Carneros and Open-Space Living

Carneros sits just south of the City of Sonoma and offers one of the most open landscapes in the corridor. The Carneros area description highlights vineyards, wineries, marshland, rolling vine rows, and lush gardens.

In practical terms, this is the least village-like part of the wine road. If your priorities lean toward scenery, space, and a slower rural rhythm rather than walk-to-town convenience, Carneros may be the strongest fit. For estate buyers and land-focused buyers, that more expansive setting can be a major advantage.

How Walkable Is Sonoma Valley?

The answer depends on the micro-area. Sonoma Plaza is the most walkable, with the highest concentration of dining, tasting, and public gathering spaces in one place.

The Springs, Glen Ellen, and Kenwood each offer pockets of convenience, but they are more limited and more spread out. Carneros is the least walkable and the most car-oriented. If walkability is high on your list, it makes sense to focus first on how close a property sits to a town or village center, not just whether it carries a Sonoma Valley address.

Do You Need a Car?

In most cases, yes. Sonoma does offer transportation options, but they do not replace a car for most daily living.
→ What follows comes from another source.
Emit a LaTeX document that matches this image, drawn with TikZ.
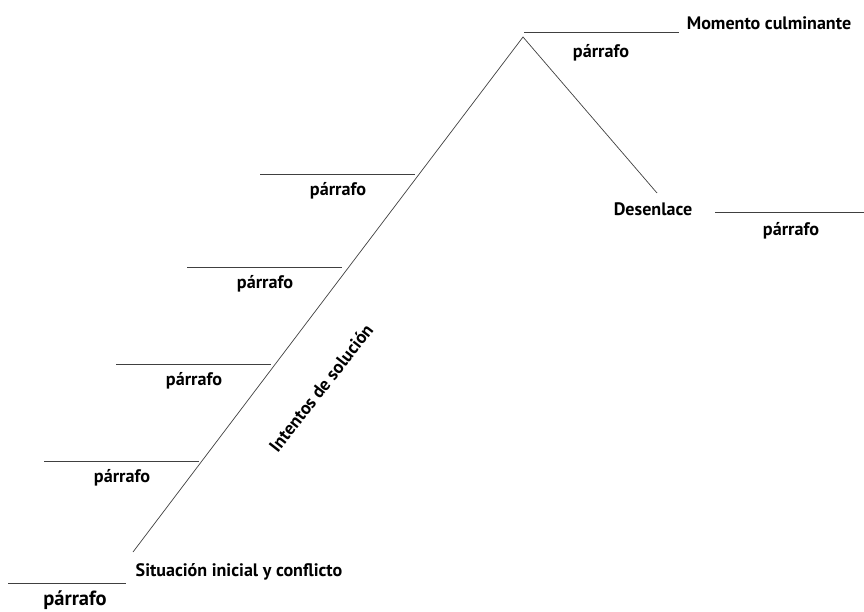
\documentclass[tikz,border=0pt]{standalone}
\usepackage{fontspec}
\setmainfont{PT Sans}
\usepackage{tikz}

\tikzset{
	tramo/.style={draw=black!75, line width=0.6pt},
	parr/.style={font=\bfseries\fontsize{15.5}{17}\selectfont, inner sep=0pt},
	etiq/.style={font=\bfseries\fontsize{15.4}{17}\selectfont, inner sep=0pt}
}

\begin{document}
\begin{tikzpicture}[x=0.03cm, y=-0.03cm]
		\useasboundingbox (0, 0) rectangle (864, 611);
		% linea de la trama
		\coordinate (inicio) at (133, 552);
		\coordinate (cumbre) at (523, 37);
		\coordinate (final) at (657, 193);
		\draw[tramo] (inicio) to (cumbre) to (final);
		\node[etiq, rotate=52] (intentos) at (321, 388) {Intentos de solución};
		% parrafos de los intentos
		\foreach \i/\xa/\xb/\y in {1/44/199/461, 2/116/271/364, 3/187/342/267, 4/260/415/174} {
			\coordinate (a\i) at (\xa, \y);
			\coordinate (b\i) at (\xb, \y);
			\draw[tramo] (a\i) to (b\i);
			\node[parr] (p\i) at (\xb-77, \y+17) {párrafo};
		}
		% situacion inicial
		\coordinate (ai) at (8, 583);
		\coordinate (bi) at (126, 583);
		\draw[tramo] (ai) to (bi);
		\node[etiq] (situacion) at (239, 572) {Situación inicial y conflicto};
		\node[parr, font=\bfseries\fontsize{17.5}{19}\selectfont] (pi) at (75, 600) {párrafo};
		% momento culminante
		\coordinate (am) at (524, 32);
		\coordinate (bm) at (679, 32);
		\draw[tramo] (am) to (bm);
		\node[etiq] (momento) at (769, 23) {Momento culminante};
		\node[parr] (pm) at (601, 53) {párrafo};
		% desenlace
		\coordinate (ad) at (715, 212);
		\coordinate (bd) at (864, 212);
		\draw[tramo] (ad) to (bd);
		\node[etiq] (desenlace) at (653, 209) {Desenlace};
		\node[parr] (pd) at (791, 231) {párrafo};
	\end{tikzpicture}
\end{document}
The city notes that Route 32, the Sonoma Shuttle, is fare-free, and there is also intercity service to Santa Rosa, Petaluma, and San Rafael, along with a SMART connector. The area also has 8.3 miles of bike trails and routes, and the Nathanson Creek Trail links local neighborhoods with Sonoma Valley High School and Adele Harrison Middle School. Still, the Sonoma Valley FAQ is clear that there are no public transit routes directly to wineries, so driving remains part of everyday life for most residents.

Traffic and Timing

Traffic tends to be most noticeable where visitor activity, commuting patterns, and Highway 12 overlap. The Plaza area, key intersections along Highway 12, and periods of construction or special events are usually where movement feels slowest.

The city and county have treated Highway 12 and Verano as a key safety corridor, adding pedestrian lighting and signal timing changes to improve crossings. The city also runs a Neighborhood Traffic Calming Program to address speeding and cut-through traffic on residential streets.

For buyers, the takeaway is simple. If you are considering a home, estate, or land parcel along the corridor, it is worth driving the route at different times of day. A property’s setting can feel very different on a quiet weekday morning than it does during a busy weekend or event period.

Outdoor Access Shapes Daily Life

One of Sonoma Valley’s strongest lifestyle anchors is outdoor recreation. This is not just a visitor perk. It is part of how many residents use the area week to week.

Sonoma Valley Regional Park sits near Glen Ellen and includes oak woodlands plus the paved 1.2-mile Valley of the Moon Trail for hikers, bikers, and equestrians. Sonoma County also describes the Sonoma Valley Regional Trail as a future 15-mile bike-and-pedestrian route along Sonoma Highway, with some existing sections already in use.

If you are looking at larger estates, ranch properties, or land in the valley, this outdoor framework adds value beyond scenery alone. It shapes how connected you may feel to the landscape on an ordinary day.

Which Sonoma Valley Area Fits You?

Here is a simple way to think about the corridor:

  • Sonoma Plaza: Best for walkability, historic character, and immediate access to restaurants and tasting rooms.
  • The Springs: Best for a more residential middle ground with local businesses and neighborhood parks.
  • Glen Ellen: Best for village-scale living with strong outdoor access.
  • Kenwood: Best for a quieter village setting with nearby everyday conveniences.
  • Carneros: Best for open views, space, and a more rural, car-oriented lifestyle.

If you are weighing a primary residence, second home, estate property, or land purchase in Sonoma Valley, the right fit usually comes down to your preferred daily rhythm. Some buyers want to walk to dinner or spend time near the Plaza. Others want vineyard views, more privacy, and room to spread out. Understanding that difference early can save time and lead to a better long-term match.

When you are ready to explore Sonoma Valley with a clear, local perspective, Mark Stornetta can help you evaluate the corridor through both a lifestyle and land-use lens, whether you are searching for a Wine Country estate, a rural home site, or a more complex property opportunity.

FAQs

How walkable is life along the Sonoma Valley Wine Road?

  • Sonoma Plaza is the most walkable part of the corridor, while The Springs, Glen Ellen, and Kenwood offer more limited village-style convenience, and Carneros is the most car-dependent.

Do you need a car to live in Sonoma Valley?

  • Usually yes, because local shuttle, bus, bike, and trail options exist, but there are no public transit routes directly to wineries and many daily trips still depend on driving.

What does traffic feel like near Sonoma Highway 12?

  • Traffic is usually most noticeable near Sonoma Plaza, major Highway 12 intersections, and during event or construction periods.

Which Sonoma Valley area is best for a quieter lifestyle?

  • Glen Ellen, Kenwood, and Carneros generally offer a quieter rhythm than the Plaza area, with Carneros feeling the most open and rural.

What makes The Springs different from Sonoma Plaza living?

  • The Springs tends to feel more residential and neighborhood-oriented, with local restaurants, small roads, hillside neighborhoods, and access to parks such as Maxwell Farms Regional Park.